The landlord, plaintiff East Market Street Square, Inc. ("East Market Street Square"), and the owner, Gilbert T. Bland, entered into negotiations regarding the lease of a commercial premises for a restaurant. The contract was signed by the plaintiff and Tycorp Pizza IV, Inc., a corporate tenant, which had been formed by the owner for the specific purpose of entering into the contract. After financial difficulties arose, the plaintiff landlord was required to demolish the partially renovated building at its own expense. Thereafter, a breach of contract action was instituted against the Tycorp and its owner. In its complaint, plaintiff sought to pierce the corporate veil of Tycorp IV and hold defendant Bland individually liable for all of the corporate defendant’s liabilities to plaintiff. The trial court entered judgment in favor of the landlord. The trial court pierced the corporate veil and held the owner individually liable. The owner then sought review.

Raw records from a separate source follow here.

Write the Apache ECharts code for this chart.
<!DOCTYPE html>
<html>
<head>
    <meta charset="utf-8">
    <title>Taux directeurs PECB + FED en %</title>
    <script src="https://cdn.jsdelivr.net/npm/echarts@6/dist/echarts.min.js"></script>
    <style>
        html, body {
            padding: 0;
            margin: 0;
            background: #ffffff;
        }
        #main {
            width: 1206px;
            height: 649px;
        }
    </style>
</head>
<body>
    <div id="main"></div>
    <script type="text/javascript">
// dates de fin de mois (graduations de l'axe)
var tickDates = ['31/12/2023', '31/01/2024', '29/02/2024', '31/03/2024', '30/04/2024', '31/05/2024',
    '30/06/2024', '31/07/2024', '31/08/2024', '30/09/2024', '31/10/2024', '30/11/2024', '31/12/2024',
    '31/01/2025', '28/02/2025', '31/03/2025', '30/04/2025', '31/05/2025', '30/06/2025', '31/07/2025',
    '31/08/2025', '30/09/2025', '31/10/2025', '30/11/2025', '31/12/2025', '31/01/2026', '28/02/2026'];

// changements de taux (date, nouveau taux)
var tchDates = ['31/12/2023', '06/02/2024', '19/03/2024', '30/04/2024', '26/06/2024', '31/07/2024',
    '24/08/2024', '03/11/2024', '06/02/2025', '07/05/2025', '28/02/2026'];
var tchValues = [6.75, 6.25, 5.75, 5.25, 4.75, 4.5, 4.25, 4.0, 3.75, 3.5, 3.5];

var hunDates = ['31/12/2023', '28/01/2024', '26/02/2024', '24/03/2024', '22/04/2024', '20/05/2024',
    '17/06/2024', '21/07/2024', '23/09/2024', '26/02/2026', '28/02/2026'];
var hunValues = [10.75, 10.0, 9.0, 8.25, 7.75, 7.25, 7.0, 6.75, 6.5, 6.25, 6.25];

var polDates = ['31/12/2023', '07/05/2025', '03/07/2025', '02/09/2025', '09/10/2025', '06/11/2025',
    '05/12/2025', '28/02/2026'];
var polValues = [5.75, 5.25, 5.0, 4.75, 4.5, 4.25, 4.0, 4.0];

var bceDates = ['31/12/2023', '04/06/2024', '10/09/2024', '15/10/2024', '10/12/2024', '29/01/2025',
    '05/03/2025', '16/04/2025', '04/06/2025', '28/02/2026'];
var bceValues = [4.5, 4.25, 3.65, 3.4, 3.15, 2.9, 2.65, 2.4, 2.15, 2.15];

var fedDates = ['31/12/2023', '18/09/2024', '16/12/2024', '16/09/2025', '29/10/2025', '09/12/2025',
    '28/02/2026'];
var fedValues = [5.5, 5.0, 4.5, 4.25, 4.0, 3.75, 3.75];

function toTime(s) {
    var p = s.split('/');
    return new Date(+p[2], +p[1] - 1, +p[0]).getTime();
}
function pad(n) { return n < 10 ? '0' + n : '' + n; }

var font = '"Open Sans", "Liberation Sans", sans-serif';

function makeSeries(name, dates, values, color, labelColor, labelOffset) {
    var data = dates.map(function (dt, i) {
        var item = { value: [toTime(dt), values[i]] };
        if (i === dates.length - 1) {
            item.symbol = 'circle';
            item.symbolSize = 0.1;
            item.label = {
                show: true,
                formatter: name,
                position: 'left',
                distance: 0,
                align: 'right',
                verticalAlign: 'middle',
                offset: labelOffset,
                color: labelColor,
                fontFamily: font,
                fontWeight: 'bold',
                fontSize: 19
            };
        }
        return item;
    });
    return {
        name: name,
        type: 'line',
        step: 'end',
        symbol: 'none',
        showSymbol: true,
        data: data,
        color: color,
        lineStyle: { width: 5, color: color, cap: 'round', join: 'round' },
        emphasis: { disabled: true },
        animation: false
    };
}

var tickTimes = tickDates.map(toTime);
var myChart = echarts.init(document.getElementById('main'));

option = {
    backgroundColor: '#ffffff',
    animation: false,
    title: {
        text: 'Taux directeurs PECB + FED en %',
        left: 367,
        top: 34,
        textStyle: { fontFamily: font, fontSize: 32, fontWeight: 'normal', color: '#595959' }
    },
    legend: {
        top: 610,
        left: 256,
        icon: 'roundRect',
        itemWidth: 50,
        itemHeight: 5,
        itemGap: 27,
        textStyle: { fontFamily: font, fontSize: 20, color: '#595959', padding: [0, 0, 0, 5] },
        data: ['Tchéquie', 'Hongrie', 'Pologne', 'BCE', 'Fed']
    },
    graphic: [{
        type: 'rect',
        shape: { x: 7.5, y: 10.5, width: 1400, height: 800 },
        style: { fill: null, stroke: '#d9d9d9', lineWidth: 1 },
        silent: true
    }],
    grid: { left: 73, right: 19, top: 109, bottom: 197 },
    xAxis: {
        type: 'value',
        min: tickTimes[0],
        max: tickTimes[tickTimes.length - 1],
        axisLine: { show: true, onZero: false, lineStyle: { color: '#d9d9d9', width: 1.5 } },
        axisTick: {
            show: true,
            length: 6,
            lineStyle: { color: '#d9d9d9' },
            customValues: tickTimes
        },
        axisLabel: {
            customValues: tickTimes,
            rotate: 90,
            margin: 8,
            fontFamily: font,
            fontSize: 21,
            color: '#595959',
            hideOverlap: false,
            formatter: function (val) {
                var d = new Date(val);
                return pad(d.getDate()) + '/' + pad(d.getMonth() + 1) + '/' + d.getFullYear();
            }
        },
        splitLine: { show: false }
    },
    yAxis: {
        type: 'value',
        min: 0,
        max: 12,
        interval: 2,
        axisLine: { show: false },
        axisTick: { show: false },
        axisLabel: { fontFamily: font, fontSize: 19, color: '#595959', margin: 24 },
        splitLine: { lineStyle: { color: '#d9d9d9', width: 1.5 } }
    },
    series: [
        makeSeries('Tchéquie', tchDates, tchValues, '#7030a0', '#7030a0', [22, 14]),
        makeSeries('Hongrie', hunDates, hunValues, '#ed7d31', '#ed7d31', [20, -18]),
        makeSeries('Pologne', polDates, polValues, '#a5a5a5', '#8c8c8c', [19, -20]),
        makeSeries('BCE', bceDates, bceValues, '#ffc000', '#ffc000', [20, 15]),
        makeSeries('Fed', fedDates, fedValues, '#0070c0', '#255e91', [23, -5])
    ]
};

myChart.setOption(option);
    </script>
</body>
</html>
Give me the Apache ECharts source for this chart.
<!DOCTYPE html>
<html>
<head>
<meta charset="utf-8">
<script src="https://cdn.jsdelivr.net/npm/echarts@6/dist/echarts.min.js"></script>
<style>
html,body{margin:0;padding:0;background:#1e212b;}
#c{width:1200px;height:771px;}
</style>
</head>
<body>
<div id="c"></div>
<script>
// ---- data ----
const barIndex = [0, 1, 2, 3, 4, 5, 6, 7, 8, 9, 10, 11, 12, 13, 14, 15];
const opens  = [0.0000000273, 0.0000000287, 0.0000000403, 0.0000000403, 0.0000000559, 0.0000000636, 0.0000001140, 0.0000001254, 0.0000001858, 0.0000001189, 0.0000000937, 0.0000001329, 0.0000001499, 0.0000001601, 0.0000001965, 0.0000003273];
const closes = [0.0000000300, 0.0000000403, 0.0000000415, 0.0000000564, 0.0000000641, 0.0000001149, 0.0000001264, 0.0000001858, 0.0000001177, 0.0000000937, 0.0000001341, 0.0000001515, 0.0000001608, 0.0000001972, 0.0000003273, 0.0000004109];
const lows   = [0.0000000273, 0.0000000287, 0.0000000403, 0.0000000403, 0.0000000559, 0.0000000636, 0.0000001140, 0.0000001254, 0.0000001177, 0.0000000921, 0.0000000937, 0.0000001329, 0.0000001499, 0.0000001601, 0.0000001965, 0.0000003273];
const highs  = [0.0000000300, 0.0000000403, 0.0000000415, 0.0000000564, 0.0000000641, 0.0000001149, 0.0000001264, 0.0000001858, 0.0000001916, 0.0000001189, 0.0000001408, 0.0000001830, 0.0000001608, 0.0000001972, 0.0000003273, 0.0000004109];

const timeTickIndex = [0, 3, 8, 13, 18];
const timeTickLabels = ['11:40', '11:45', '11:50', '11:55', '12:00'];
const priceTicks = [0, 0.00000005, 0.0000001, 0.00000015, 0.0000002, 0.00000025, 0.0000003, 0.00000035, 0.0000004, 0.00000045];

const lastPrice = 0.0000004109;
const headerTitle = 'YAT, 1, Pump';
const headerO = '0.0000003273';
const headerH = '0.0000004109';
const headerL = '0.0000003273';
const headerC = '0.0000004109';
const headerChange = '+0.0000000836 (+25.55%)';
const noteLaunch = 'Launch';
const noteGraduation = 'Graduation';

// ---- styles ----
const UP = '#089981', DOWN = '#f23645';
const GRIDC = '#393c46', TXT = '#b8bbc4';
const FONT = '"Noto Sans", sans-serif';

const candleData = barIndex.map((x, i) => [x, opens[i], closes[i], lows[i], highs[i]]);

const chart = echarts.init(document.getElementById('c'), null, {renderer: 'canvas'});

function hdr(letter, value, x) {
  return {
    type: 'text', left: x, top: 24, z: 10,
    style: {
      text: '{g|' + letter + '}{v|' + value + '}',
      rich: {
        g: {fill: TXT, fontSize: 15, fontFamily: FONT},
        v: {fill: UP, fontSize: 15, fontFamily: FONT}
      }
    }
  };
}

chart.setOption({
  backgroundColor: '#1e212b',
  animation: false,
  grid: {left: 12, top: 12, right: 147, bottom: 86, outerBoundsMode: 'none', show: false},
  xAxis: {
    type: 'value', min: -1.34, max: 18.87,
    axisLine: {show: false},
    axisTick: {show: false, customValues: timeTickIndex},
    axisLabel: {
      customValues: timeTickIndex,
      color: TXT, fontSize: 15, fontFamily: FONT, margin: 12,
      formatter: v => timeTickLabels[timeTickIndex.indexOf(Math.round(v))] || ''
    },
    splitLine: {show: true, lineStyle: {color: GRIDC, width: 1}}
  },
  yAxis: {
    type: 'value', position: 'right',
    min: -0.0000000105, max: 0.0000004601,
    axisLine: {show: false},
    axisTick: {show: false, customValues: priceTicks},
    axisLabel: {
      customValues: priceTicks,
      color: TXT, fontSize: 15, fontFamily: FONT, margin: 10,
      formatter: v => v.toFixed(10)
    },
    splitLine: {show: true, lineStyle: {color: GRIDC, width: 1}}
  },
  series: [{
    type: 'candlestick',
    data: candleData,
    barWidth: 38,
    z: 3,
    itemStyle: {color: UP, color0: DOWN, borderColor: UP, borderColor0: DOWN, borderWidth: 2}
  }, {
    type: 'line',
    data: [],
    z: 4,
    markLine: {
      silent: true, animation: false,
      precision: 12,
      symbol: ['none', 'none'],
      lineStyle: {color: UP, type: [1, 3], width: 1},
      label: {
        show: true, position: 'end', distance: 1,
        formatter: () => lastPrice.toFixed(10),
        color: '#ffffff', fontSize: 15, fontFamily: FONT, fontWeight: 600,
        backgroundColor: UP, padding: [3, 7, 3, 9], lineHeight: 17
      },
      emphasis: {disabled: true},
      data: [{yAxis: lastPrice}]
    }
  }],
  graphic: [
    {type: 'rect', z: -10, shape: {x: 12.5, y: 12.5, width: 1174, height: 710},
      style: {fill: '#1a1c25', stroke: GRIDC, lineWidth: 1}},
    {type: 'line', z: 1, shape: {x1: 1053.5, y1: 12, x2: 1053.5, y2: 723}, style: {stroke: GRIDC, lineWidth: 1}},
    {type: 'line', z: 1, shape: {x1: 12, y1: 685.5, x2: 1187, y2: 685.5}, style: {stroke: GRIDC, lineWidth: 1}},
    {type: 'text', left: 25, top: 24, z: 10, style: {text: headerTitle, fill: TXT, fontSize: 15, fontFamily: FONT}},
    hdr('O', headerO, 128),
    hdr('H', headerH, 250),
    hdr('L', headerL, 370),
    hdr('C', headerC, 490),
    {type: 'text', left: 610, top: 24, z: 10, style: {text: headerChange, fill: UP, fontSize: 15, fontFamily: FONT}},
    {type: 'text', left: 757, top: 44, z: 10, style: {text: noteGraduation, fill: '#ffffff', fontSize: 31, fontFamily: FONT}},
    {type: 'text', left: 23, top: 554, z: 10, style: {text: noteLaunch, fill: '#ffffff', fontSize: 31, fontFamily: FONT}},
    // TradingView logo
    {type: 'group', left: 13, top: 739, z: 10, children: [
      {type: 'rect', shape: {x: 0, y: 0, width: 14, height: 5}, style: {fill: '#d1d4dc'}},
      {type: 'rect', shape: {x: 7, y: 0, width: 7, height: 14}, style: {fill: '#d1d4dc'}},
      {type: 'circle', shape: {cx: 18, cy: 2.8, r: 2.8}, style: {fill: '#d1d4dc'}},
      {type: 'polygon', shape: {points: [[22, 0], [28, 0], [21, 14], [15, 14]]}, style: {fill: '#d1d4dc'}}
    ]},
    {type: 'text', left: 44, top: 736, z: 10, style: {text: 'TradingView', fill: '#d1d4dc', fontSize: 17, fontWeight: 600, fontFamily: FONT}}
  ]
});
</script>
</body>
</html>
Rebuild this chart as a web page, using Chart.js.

Under the circumstances, should the corporate veil be pierced, thereby making the individual owner liable to the liabilities of the corporation?
In affirming, the court used the instrumentality test adopted in North Carolina to determine that the owner was individually liable. There were four elements of the instrumentality test: inadequate capitalization, non-compliance with corporate formalities, complete dominion and control, and excessive fragmentation. These elements were all satisfied. The owner was the sole director, shareholder, president and officer, there was insufficient funds to run the corporation, there was no reason for the corporations formed, and money was commingled between them.